Florida State University Team Promotes Transgender Equality
The struggle for transgender equality has recently been illustrated by the high-profile case of Gavin Grimm, a transgender teenager in Virginia. Grimm, who was assigned female at birth but has legally and medically transitioned to male, challenged a school board policy that was enacted to prevent him from using the boys’ bathroom. As advocacy groups across the nation weigh in on issues of transgender rights—and the courts considers whether existing law bars discrimination against Grimm and other transgender students—a team of FSU faculty, students, and alumni has been working to help ensure equality for transgender people.
The multidisciplinary group of social workers, lawyers, and medical professionals is working through the Institute for Family Violence Studies at the College of Social Work (the IFVS). Last fall, the FSU team began to work with Lambda Legal, a renowned civil rights organization that fights to secure recognition of LGBTQ people’s equal dignity. Lambda Counsel Tara Borelli served as one of the coordinator of the amicus, or “friend of the court” briefs in support of Gavin Grimm at the U.S. Supreme Court. (The justices recently sent the case back down to the lower court for further consideration in light of the Trump administration’s opposition to federal protections for transgender rights.) She worked with FSU faculty and students at the Institute, as well as the Colleges of Social Work, Medicine and Law. These students and faculty members assisted Lambda with background research for a number of the amici briefs. These included the medical, law enforcement, and anti-domestic and sexual violence briefs that will help the Court understand the needs of transgender children and youth. As Kirsten Castillo, CSW 2016, emphasized, “We offered to do whatever we could to help.”

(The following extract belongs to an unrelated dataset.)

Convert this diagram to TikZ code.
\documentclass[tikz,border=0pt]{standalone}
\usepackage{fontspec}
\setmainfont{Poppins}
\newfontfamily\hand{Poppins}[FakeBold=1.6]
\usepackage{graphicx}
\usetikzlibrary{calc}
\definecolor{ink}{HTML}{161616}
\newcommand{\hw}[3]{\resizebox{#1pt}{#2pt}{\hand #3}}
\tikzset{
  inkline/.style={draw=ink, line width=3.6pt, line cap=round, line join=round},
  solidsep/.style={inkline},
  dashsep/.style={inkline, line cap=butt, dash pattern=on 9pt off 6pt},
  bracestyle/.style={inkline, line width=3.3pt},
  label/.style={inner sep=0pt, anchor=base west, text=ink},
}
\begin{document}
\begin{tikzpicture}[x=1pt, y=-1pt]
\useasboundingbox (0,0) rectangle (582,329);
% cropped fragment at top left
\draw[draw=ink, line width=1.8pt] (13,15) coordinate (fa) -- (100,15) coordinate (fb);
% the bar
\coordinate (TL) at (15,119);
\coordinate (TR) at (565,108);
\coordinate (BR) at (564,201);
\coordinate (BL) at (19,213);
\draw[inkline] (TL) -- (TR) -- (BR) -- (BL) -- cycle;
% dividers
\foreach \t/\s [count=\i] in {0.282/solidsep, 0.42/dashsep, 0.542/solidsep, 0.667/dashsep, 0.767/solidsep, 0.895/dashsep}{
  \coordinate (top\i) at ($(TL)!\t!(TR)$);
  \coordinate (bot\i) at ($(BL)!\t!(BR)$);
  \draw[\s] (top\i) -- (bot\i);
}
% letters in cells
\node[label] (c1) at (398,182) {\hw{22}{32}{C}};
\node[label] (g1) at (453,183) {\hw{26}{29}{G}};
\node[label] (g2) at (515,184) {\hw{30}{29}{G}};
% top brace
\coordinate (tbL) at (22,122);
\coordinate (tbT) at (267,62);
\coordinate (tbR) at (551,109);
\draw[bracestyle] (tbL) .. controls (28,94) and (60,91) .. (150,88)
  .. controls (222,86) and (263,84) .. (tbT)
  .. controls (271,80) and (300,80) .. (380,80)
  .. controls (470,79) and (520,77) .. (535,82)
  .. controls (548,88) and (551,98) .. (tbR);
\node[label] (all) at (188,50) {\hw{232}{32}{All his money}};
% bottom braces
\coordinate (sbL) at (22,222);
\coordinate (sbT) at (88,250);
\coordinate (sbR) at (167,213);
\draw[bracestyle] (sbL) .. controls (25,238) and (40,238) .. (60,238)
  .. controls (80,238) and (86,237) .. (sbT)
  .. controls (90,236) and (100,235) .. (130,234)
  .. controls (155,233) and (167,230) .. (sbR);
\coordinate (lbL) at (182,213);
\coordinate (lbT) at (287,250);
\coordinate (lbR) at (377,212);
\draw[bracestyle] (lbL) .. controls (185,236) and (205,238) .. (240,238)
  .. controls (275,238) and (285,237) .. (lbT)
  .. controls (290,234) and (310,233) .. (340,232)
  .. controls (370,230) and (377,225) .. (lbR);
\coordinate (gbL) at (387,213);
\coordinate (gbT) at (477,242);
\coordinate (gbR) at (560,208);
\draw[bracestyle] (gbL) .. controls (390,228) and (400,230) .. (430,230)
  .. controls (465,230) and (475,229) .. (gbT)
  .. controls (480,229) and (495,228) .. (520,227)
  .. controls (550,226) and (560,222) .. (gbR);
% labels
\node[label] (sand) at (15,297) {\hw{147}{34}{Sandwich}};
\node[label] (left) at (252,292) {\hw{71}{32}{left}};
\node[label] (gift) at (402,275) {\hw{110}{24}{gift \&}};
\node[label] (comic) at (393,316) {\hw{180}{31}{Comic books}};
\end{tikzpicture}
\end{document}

"FSU’s Institute team came on board early to help with the research and gathering signatories. It was so gratifying to have the support of the enthusiastic and dedicated faculty and students who wanted to assist with our team's efforts to stand with the transgender community," said Lambda’s Borelli.
The IFVS’s Social Work students researched studies about the importance of providing—and the dangers of not providing—support to transgender children. Ember Urbach, MSW, a 2013 FSU graduate who now works at the University of Kansas, said about the project: "I volunteered to help because social workers want to improve the lot of vulnerable and marginalized groups. We're advocates. I worked in the Institute when I was a student, and I'm so proud that FSU is continuing to fight for those who have no voice." The Institute’s team also contributed to a law enforcement brief by inviting various partners of FSU’s Law Enforcement Family Partnership to lend their support as signatories. That brief emphasized that transgender individuals are not a physical threat to others. Suzanne Leonard Harrison, MD, Professor of Family Medicine & Rural Health at the College of Medicine, and medical student Alan Chan contributed research on the medical issues pertaining to transgender children. The American Medical Women’s Association, for which Harrison serves as President, was also a signatory to the medical brief about health issues affecting transgender individuals. Students at the College of Law conducted legal research in support of transgender children. Law student John Edwards believes that “this research group is putting legal principles into action. Laws are not just abstract ideas; they are living tools, and they can change as society changes.”
Under President Obama, the Department of Education and the Department of Justice issued a letter in 2016 affirming that under Title IX—a federal civil rights law which prohibits discrimination on the basis of sex—schools must treat students consistent with their gender identity. After the Trump administration rescinded that federal guidance last month, President Thrasher responded affirming FSU’s commitment to transgender equality:
This federal action has no impact on FSU’s commitment to support and protect transgender people on our campuses…All members of our community are free to use a restroom that aligns with their gender identity…Our commitment to this work will not be deterred and our efforts to ensure diversity and inclusion will continue… Again, I want to assure transgender members of the campus community of our unwavering support for you.
The IFVS team was energized by and extremely proud of President Thrasher’s dedication to transgender students and to safeguarding their safety in our community. The team is continuing the work begun with Lambda by developing a new large data set of the voices of children and youth regarding their attitudes about transgender and non-binary classmates. The voices of these young people are drawn from thousands of digital high school newspapers representing all 50 states. The data will constitute an invaluable resource for policymakers moving forward as they make decisions that will affect transgender youth. College of Social Work Dean Jim Clark said, "In the tradition of the Institute, we're examining a critical social justice issue with the understanding that our law and society must continually evolve toward a more inclusive conception of dignity and equality. Our young people are at the forefront of this evolution, and I'm confident that the law will eventually catch up to them." Ann Perko, Director of Special Projects at the IFVS, agreed: “Generation Z [the 13-20 age group] thinks very differently about LGBTQ issues than other generations. These kids are much more accepting and less afraid of people who are different.”
Karen Oehme, Director of the IFVS said “Our modest team is in the background, doing what we can. But we are committed to ensuring that President Thrasher’s statement of unwavering support for transgender students’ safety and inclusion becomes a reality across the state and nation.”